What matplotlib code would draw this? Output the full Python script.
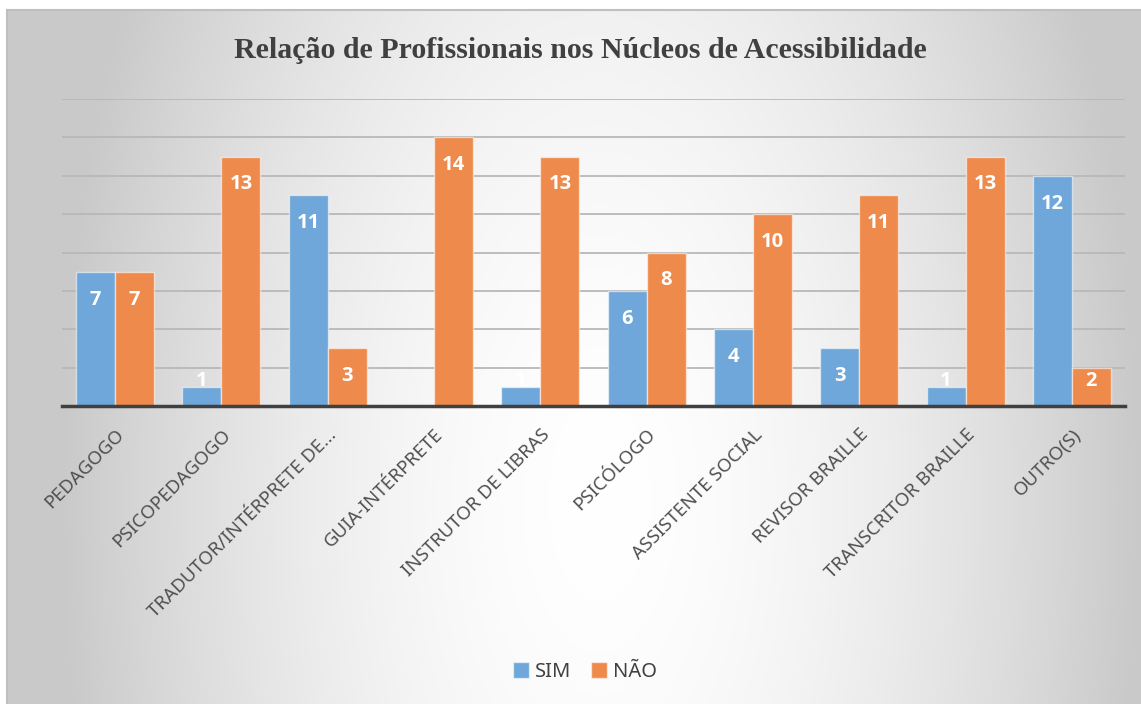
import numpy as np
import matplotlib
matplotlib.use("Agg")
import matplotlib.pyplot as plt

# dados
categorias = ["PEDAGOGO", "PSICOPEDAGOGO", "TRADUTOR/INTÉRPRETE DE...",
              "GUIA-INTÉRPRETE", "INSTRUTOR DE LIBRAS", "PSICÓLOGO",
              "ASSISTENTE SOCIAL", "REVISOR BRAILLE", "TRANSCRITOR BRAILLE",
              "OUTRO(S)"]
sim = [7, 1, 11, 0, 1, 6, 4, 3, 1, 12]
nao = [7, 13, 3, 14, 13, 8, 10, 11, 13, 2]
series = ["SIM", "NÃO"]

titulo = "Relação de Profissionais nos Núcleos de Acessibilidade"

AZUL = "#6fa7da"
LARANJA = "#ee8b4c"

W, H = 1141, 704
fig = plt.figure(figsize=(W / 100, H / 100), dpi=100, facecolor="white")

# fundo com gradiente radial (estilo Excel)
bg = fig.add_axes([7 / W, 0, 1 - 7 / W, 1 - 10 / H])
bg.set_zorder(-10)
xx, yy = np.meshgrid(np.linspace(7, W, 400), np.linspace(10, H, 250))
d = np.sqrt((xx - 600) ** 2 + ((yy - 500) / 2.0) ** 2)
g = np.clip(1 - 5.07e-6 * d ** 1.69, 0.79, 1.0)
bg.imshow(np.dstack([g, g, g]), aspect="auto", extent=[0, 1, 0, 1], origin="upper")
bg.set_xlim(0, 1)
bg.set_ylim(0, 1)
bg.set_xticks([])
bg.set_yticks([])
for s in ["right", "bottom"]:
    bg.spines[s].set_visible(False)
for s in ["left", "top"]:
    bg.spines[s].set_color("#bfbfbf")
    bg.spines[s].set_linewidth(1.5)

# grafico
ax = fig.add_axes([62 / W, 1 - 406 / H, (1125 - 62) / W, (406 - 99) / H])
ax.patch.set_alpha(0)
x = np.arange(len(categorias))
bw = 0.367

b1 = ax.bar(x - bw / 2, sim, bw, color=AZUL, edgecolor=(1, 1, 1, 0.55), linewidth=1.0, label=series[0], zorder=3)
b2 = ax.bar(x + bw / 2, nao, bw, color=LARANJA, edgecolor=(1, 1, 1, 0.55), linewidth=1.0, label=series[1], zorder=3)

# rotulos de dados (dentro do topo)
for bars, vals in [(b1, sim), (b2, nao)]:
    for r, v in zip(bars, vals):
        if v == 0:
            continue
        ax.text(r.get_x() + r.get_width() / 2, max(v - 1.45, 1.3), str(v),
                ha="center", va="center", color="white", fontsize=14.5,
                fontweight="bold", family="Open Sans", zorder=4)

ax.set_xlim(-0.5, len(categorias) - 0.5)
ax.set_ylim(0, 16)
ax.set_yticks(np.arange(0, 17, 2))
ax.yaxis.grid(True, color="#b8b8b8", linewidth=1.3, zorder=0)
ax.tick_params(axis="y", left=False, labelleft=False)
ax.tick_params(axis="x", length=0, pad=14)
ax.set_xticks(x)
ax.set_xticklabels(categorias, rotation=45, ha="right", rotation_mode="anchor",
                   fontsize=13.5, color="#505050", family="Noto Sans")
for s in ["left", "right", "top"]:
    ax.spines[s].set_visible(False)
ax.spines["bottom"].set_color("#404040")
ax.spines["bottom"].set_linewidth(2.5)
ax.spines["bottom"].set_zorder(5)

fig.text(580 / W, 1 - 58 / H, titulo, ha="center", va="baseline", fontsize=21.5,
         fontweight="bold", family="Liberation Serif", color="#404040")

fig.legend(handles=[b1, b2], labels=series, loc="center", ncol=2,
           bbox_to_anchor=(585 / W, 1 - 672 / H), frameon=False,
           handlelength=0.8, handleheight=0.8, handletextpad=0.3,
           columnspacing=1.0, prop={"family": "Noto Sans", "size": 14.5},
           labelcolor="#404040")

fig.savefig("out.png", dpi=100, facecolor="white")
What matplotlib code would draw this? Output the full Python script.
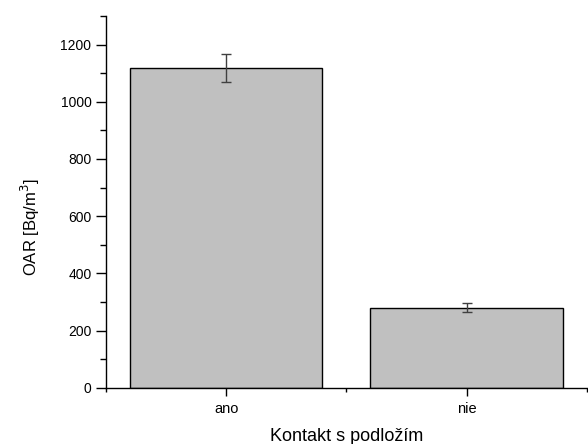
import numpy as np
import matplotlib.pyplot as plt
from matplotlib.ticker import MultipleLocator, FixedLocator

plt.rcParams['font.family'] = ['Liberation Sans', 'DejaVu Sans']

kategorie = ['ano', 'nie']
oar = [1118, 280]
chyba = [48, 15]

fig = plt.figure(figsize=(5.88, 4.44), dpi=100)
ax = fig.add_axes([0.1803, 0.1268, 0.8177, 0.8372])

x = np.arange(1, len(kategorie) + 1)
ax.bar(x, oar, width=0.8, color='#c0c0c0', edgecolor='black', linewidth=1.0)
ax.errorbar(x, oar, yerr=chyba, fmt='none', ecolor='#404040', elinewidth=1.0,
            capsize=3.5, capthick=1.0)

ax.set_xlim(0.5, 2.5)
ax.set_ylim(0, 1300)
ax.set_xticks(x)
ax.set_xticklabels(kategorie)
ax.xaxis.set_minor_locator(FixedLocator([0.5, 1.5, 2.5]))
ax.yaxis.set_major_locator(MultipleLocator(200))
ax.yaxis.set_minor_locator(MultipleLocator(100))

ax.spines['top'].set_visible(False)
ax.spines['right'].set_visible(False)
ax.spines['left'].set_linewidth(1.0)
ax.spines['bottom'].set_linewidth(1.0)

ax.tick_params(axis='both', which='major', direction='out', length=7, width=1.0,
               labelsize=10)
ax.tick_params(axis='both', which='minor', direction='out', length=4, width=1.0)
ax.tick_params(axis='x', which='major', length=6, pad=4, labelsize=10.5)
ax.tick_params(axis='x', which='minor', length=3)

ax.set_xlabel('Kontakt s podložím', fontsize=13, labelpad=9)
ax.set_ylabel('OAR [Bq/m$^3$]', fontsize=12)
ax.yaxis.set_label_coords(-0.133, 0.433)

fig.savefig('out.png', dpi=100)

________________

* WHAT TO WORK ON
Only the lines from the start of the records to the one containing "fig = plt.figure(figsize=(W" should be repeated, exactly and with both ends kept; drop any pictures.

* FINAL ANSWER
What matplotlib code would draw this? Output the full Python script.
import numpy as np
import matplotlib
matplotlib.use("Agg")
import matplotlib.pyplot as plt

# dados
categorias = ["PEDAGOGO", "PSICOPEDAGOGO", "TRADUTOR/INTÉRPRETE DE...",
              "GUIA-INTÉRPRETE", "INSTRUTOR DE LIBRAS", "PSICÓLOGO",
              "ASSISTENTE SOCIAL", "REVISOR BRAILLE", "TRANSCRITOR BRAILLE",
              "OUTRO(S)"]
sim = [7, 1, 11, 0, 1, 6, 4, 3, 1, 12]
nao = [7, 13, 3, 14, 13, 8, 10, 11, 13, 2]
series = ["SIM", "NÃO"]

titulo = "Relação de Profissionais nos Núcleos de Acessibilidade"

AZUL = "#6fa7da"
LARANJA = "#ee8b4c"

W, H = 1141, 704
fig = plt.figure(figsize=(W / 100, H / 100), dpi=100, facecolor="white")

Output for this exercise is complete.